In his podcast of 2/19/24 Klein quotes Senator Charles Sumner addressing the convention that nominated Lincoln. Sumner told the delegates that “it is their duty to organize victory.” I do worry that the Dem’s might not understand that job #1 and “their duty is to organize victory.” They might instead wish to make a statement about race or gender or ideology.

I worry that they might chose someone who isn’t the strongest candidate but, as in Hillary Clinton’s case, is felt to be somehow “owed” the nomination. Such reasoning might apply to Vice-President Kamala Harris. Delegates might feel somehow obligated to support her rather than taking as their task and duty asking, “who can win this election?” That’s my main caveat to the Klein proposal for letting the party convention chose the candidate.
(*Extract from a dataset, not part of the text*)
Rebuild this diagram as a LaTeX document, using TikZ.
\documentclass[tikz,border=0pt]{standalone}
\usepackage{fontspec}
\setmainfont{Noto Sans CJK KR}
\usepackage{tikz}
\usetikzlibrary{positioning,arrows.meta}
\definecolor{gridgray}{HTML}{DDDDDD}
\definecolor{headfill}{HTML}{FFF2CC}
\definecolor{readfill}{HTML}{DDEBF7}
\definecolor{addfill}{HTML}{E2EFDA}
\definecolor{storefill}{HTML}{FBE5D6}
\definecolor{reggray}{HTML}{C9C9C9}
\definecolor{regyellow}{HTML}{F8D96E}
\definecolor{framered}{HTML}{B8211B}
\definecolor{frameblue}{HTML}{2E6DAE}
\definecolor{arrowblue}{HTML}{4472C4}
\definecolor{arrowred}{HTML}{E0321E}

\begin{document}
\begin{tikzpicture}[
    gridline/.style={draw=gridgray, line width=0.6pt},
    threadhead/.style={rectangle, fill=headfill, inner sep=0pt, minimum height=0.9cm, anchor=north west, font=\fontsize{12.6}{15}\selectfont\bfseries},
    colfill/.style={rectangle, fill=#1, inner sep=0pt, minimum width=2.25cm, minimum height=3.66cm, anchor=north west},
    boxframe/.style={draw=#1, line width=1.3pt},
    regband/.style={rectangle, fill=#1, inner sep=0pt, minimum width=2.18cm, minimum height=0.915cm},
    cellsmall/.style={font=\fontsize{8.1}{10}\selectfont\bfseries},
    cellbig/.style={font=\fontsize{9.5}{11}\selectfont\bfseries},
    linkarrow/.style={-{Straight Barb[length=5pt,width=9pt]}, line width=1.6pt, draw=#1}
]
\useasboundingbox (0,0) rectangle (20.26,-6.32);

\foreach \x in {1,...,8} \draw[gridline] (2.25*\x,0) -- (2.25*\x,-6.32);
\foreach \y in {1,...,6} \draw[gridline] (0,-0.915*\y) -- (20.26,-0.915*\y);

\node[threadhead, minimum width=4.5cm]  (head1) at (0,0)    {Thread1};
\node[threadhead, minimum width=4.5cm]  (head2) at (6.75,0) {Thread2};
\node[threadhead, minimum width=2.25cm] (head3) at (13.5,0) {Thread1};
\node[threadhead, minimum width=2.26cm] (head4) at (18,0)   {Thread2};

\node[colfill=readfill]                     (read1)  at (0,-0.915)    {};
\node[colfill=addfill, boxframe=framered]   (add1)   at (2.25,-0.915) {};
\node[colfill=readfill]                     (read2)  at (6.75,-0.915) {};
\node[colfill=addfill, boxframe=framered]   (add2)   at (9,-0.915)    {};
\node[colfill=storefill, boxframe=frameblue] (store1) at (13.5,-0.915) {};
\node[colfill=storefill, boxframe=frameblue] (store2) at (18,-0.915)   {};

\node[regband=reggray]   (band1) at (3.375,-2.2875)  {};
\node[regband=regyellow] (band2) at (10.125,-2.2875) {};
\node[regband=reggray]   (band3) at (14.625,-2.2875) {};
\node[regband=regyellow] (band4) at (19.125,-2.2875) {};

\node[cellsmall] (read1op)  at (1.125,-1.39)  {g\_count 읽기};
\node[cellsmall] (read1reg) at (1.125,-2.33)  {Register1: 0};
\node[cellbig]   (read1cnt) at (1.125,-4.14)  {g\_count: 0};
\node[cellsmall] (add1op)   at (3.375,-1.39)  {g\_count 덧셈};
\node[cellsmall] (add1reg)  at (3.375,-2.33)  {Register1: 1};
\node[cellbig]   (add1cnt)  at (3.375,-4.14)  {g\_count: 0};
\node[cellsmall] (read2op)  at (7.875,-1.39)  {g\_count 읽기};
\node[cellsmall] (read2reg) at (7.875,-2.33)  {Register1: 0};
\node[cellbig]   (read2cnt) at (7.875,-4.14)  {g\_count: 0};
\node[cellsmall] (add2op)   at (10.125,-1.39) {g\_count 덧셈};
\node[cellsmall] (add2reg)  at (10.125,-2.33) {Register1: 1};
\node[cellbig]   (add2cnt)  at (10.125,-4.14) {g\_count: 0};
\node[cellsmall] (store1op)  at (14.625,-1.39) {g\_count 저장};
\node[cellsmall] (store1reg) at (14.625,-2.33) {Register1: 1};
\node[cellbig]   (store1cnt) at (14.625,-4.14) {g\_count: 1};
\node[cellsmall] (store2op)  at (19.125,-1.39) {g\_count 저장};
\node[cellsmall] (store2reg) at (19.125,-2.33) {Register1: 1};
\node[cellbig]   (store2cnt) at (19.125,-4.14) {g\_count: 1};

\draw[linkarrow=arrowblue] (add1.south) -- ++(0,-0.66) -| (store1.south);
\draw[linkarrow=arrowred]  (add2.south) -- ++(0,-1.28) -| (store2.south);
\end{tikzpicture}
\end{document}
At times the Dem’s have had a penchant, with winning within their grasp, for losing.

Just two days after Klein’s column/ podcast arguing that Biden should pass the baton, the NYT had an extensive interview with the eminent novelist, Marilynne Robinson. While the interview wasn’t mainly about politics, the header on it was, “Marilynne Robinson Considers Biden A Gift of God.” 
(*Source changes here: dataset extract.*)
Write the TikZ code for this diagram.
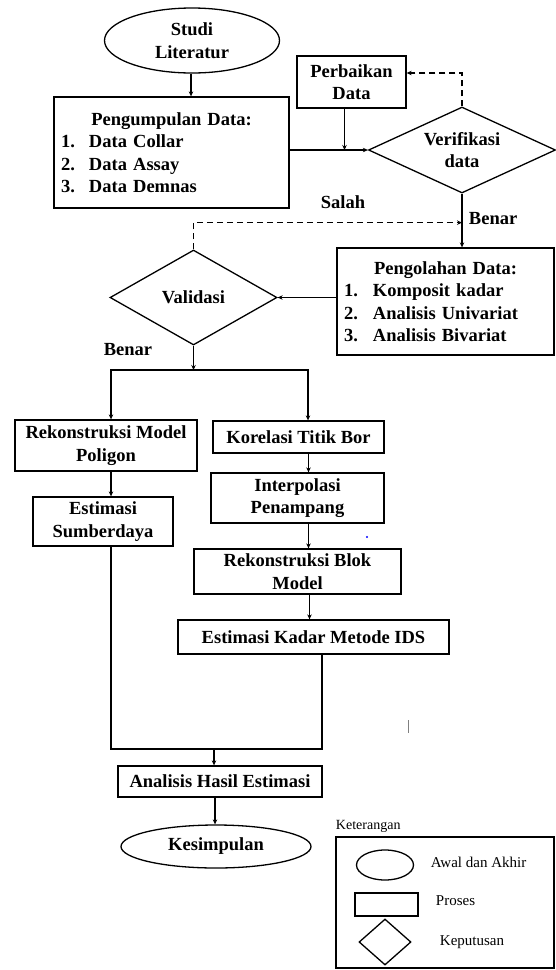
\documentclass[tikz,border=0pt]{standalone}
\usepackage{fontspec}
\setmainfont{Liberation Serif}
\usetikzlibrary{shapes.geometric,arrows.meta}

\begin{document}
\begin{tikzpicture}[x=1pt,y=-1pt,line width=1.3pt,>={Stealth[length=5pt,width=4.5pt]}]
    \tikzstyle{proses}=[draw,rectangle,inner sep=0pt,align=center,font=\fontsize{18.5}{22.5}\selectfont\bfseries]
    \tikzstyle{daftar}=[proses,align=left,inner xsep=7pt]
    \tikzstyle{terminal}=[draw,ellipse,inner sep=0pt,align=center,font=\fontsize{18.5}{22.5}\selectfont\bfseries]
    \tikzstyle{keputusan}=[draw,diamond,inner sep=0pt,align=center,font=\fontsize{18.5}{22.5}\selectfont\bfseries]
    \tikzstyle{label}=[font=\fontsize{18.5}{22.5}\selectfont\bfseries]
    \tikzstyle{balik}=[->,line width=1.1pt,dash pattern=on 6pt off 4pt]
    \tikzstyle{ket}=[anchor=west,font=\fontsize{15}{18}\selectfont]
    \useasboundingbox (0,0) rectangle (556,970);
    % alur utama
    \node[terminal,minimum width=175pt,minimum height=65pt] (F_studi) at (192,40.5) {Studi\\Literatur};
    \node[daftar,text width=221pt,minimum height=111pt] (F_kumpul) at (171.5,152.5) {\makebox[221pt][c]{Pengumpulan Data:}\\ \makebox[28pt][l]{1.}Data Collar\\ \makebox[28pt][l]{2.}Data Assay\\ \makebox[28pt][l]{3.}Data Demnas};
    \node[proses,minimum width=109pt,minimum height=52pt] (F_perbaikan) at (351.5,82) {Perbaikan\\Data};
    \node[keputusan,aspect=2.17,minimum width=187pt,minimum height=86pt] (F_verif) at (462,150) {Verifikasi\\data};
    \node[daftar,text width=203pt,minimum height=107pt] (F_olah) at (445.5,301.5) {\makebox[203pt][c]{Pengolahan Data:}\\ \makebox[29pt][l]{1.}Komposit kadar\\ \makebox[29pt][l]{2.}Analisis Univariat\\ \makebox[29pt][l]{3.}Analisis Bivariat};
    \node[keputusan,aspect=1.76,minimum width=167pt,minimum height=95pt] (F_valid) at (193.5,297.5) {Validasi};
    \node[proses,minimum width=182pt,minimum height=51pt] (F_poligon) at (106,445.5) {Rekonstruksi Model\\Poligon};
    \node[proses,minimum width=171pt,minimum height=32pt] (F_korelasi) at (298.5,437) {Korelasi Titik Bor};
    \node[proses,minimum width=140pt,minimum height=49pt] (F_sumber) at (103,521.5) {Estimasi\\Sumberdaya};
    \node[proses,minimum width=173pt,minimum height=50pt] (F_interp) at (297.5,498) {Interpolasi\\Penampang};
    \node[proses,minimum width=207pt,minimum height=45pt] (F_blok) at (297.5,571.5) {Rekonstruksi Blok\\Model};
    \node[proses,minimum width=271pt,minimum height=34pt] (F_kadar) at (313.5,637) {Estimasi Kadar Metode IDS};
    \node[proses,minimum width=204pt,minimum height=31pt] (F_analisis) at (220,781.5) {Analisis Hasil Estimasi};
    \node[terminal,minimum width=190pt,minimum height=43pt] (F_simpul) at (216,846.5) {Kesimpulan};
    \node[label] (T_salah) at (343,202) {Salah};
    \node[label,anchor=west] (T_benar1) at (465,219) {Benar};
    \node[label] (T_benar2) at (128,350) {Benar};
    \coordinate (C_split) at (193.5,370);
    \coordinate (C_left) at (111,749);
    \coordinate (C_right) at (322,749);
    \coordinate (C_merge) at (214,749);
    % penghubung
    \draw[->] ([xshift=-1pt]F_studi.south) -- ([xshift=-1pt]F_studi.south |- F_kumpul.north);
    \draw[->] (F_kumpul.east |- F_verif.west) -- (F_verif.west);
    \draw[->] ([xshift=-7pt]F_perbaikan.south) -- ([xshift=-7pt]F_perbaikan.south |- F_verif.west);
    \draw[balik] (F_verif.north) |- ([yshift=9pt]F_perbaikan.east);
    \draw[->] (F_verif.south) -- (F_verif.south |- F_olah.north);
    \draw[balik] (F_valid.north) |- ([yshift=-29pt]F_verif.south);
    \draw[->] (F_olah.west |- F_valid.east) -- (F_valid.east);
    \draw[->] (F_valid.south) -- (C_split);
    \draw[->] (C_split) -| ([xshift=5pt]F_poligon.north);
    \draw[->] (C_split) -| ([xshift=9.5pt]F_korelasi.north);
    \draw[->] ([xshift=5pt]F_poligon.south) -- ([xshift=5pt]F_poligon.south |- F_sumber.north);
    \draw[->] ([xshift=10pt]F_korelasi.south) -- ([xshift=10pt]F_korelasi.south |- F_interp.north);
    \draw[->] ([xshift=11pt]F_interp.south) -- ([xshift=11pt]F_interp.south |- F_blok.north);
    \draw[->] ([xshift=12pt]F_blok.south) -- ([xshift=12pt]F_blok.south |- F_kadar.north);
    \draw ([xshift=8pt]F_sumber.south) -- (C_left) -- (C_right) -- (C_right |- F_kadar.south);
    \draw[->] (C_merge) -- (C_merge |- F_analisis.north);
    \draw[->] ([xshift=-5pt]F_analisis.south) -- ([xshift=-5pt]F_analisis.south |- F_simpul.north);
    % titik kecil
    \fill[blue] (367,537) circle (1.2pt);
    \draw[gray,line width=0.8pt] (408,720) -- (408,733);
    % keterangan
    \node[ket,font=\fontsize{14}{16}\selectfont] (L_judul) at (332,826) {Keterangan};
    \node[draw,minimum width=218pt,minimum height=131pt,inner sep=0pt] (L_box) at (445,902.5) {};
    \node[draw,ellipse,minimum width=57pt,minimum height=30pt,inner sep=0pt] (L_oval) at (385,865) {};
    \node[draw,rectangle,minimum width=63pt,minimum height=23pt,inner sep=0pt] (L_rect) at (386.5,904.5) {};
    \node[draw,diamond,minimum width=52pt,minimum height=46pt,inner sep=0pt] (L_diam) at (385,942) {};
    \node[ket] (L_awal) at (427,862) {Awal dan Akhir};
    \node[ket] (L_proses) at (432,901) {Proses};
    \node[ket] (L_putus) at (436,942) {Keputusan};
\end{tikzpicture}
\end{document}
Well, as you readers know I’m a big fan of Robinson and her work, both novels and essays. And I take her thoughts and opinion seriously. She is herself just about Biden’s age. Here’s what she has to say.

“Frankly, I’m less than a year younger than Joe Biden, so I believe utterly in his competence, his brilliance, his worldview. I really do. You have to live to be 80 to find this out: Anybody under 50 feels they’re in a position to condescend to you. You get boxed into this position where people who deal with you are making assumptions about your intellect. It’s very disturbing. Most people my age are just fine. What can I say? It’s a kind of good fortune that America is categorically incapable of accepting: that someone with a strong institutional memory, who knows how things are supposed to work, who was habituated to their appropriate functioning is president. I consider him a gift of God. All 81 years of him.”

Her summary of Biden’s strengths — “strong institutional memory . . . knowing how things are supposed to work . . . and habituated to the appropriate functioning” of the Presidency is compelling. It reminds me of the observation made a generation ago by author, rabbi and therapist Edwin Friedman, that religious congregations make a mistake in typically wanting a young “go-getter” for their rabbi or pastor. Friedman argued that at age 65 (that was the age then for being put out to pasture) people finally had just about enough wisdom and experience to actually do the job. Moreover, they were no longer captives of a hungry ego.

Maybe we who worry that Biden is too old to win are being ageist? Maybe Biden can beat Trump again? As Klein acknowledged, Biden has proven him wrong on more than one occasion.

Somewhere along the way I remember chatting with a guy who was a track and field and Olympics expert who observed, “Americans have never been good at relay races.” “Why,” I asked? “We just never seem able to handle the passing of the baton.”